Wellcome's shares, which have fallen 13 per cent since the offer was first announced in June, slipped another 4p to 826p yesterday. Indications were that most institutions had tendered for shares at about 810p.

The fixing of a price was helped by an interview given by David Rough, group director of investments at Legal & General, on the Channel 4 lunchtime business programme. He said he thought the price would be between 800p and 820p but that the trust might have to scale down the size of the issue.

Traders were saying yesterday that if the trust wanted to price the shares at 800p it might be able to sell them all. However, it might choose to cut the size of the issue and go for a higher price.

BZW said there had been a reasonable amount of interest in its share swap.
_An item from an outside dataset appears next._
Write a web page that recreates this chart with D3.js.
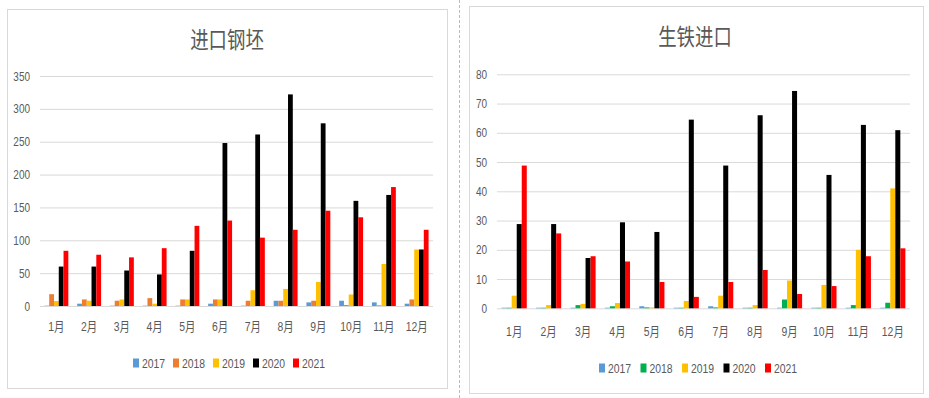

Some institutions had said they did not want to use the service because it would mean giving BZW information about shares that they wanted to sell, so enabling the stockbroker to trade accordingly.

However, as the day wore on these reservations seemed to disappear. 'There are some shares that BZW is prepared to buy which I would love to sell, so if I can get rid of them this way I am laughing,' one institutional investor said.

A BZW executive said that the group had received interest in much more than the pounds 200m of shares it had expected to be offered. However, the system is such that the amount exchanged may be scaled down even if the offer is not.

Some of the joint lead managers of the issue were concerned by the fall in world markets yesterday, which followed a 12 per cent fall during the time of the offer. The FT-SE 100 index fell 22.2 points to 2,377.2 and had been further down at lunchtime. Overnight the Japanese market fell dramatically, and US markets were soft on opening.

The managers were also concerned about investors selling short - selling shares they do not own - to depress the Wellcome share price before the offer closed. The company sent out notices under section 212 of the Companies Act to find out who owned these shares and uncovered at least one institution selling short and buying back more cheaply in the market.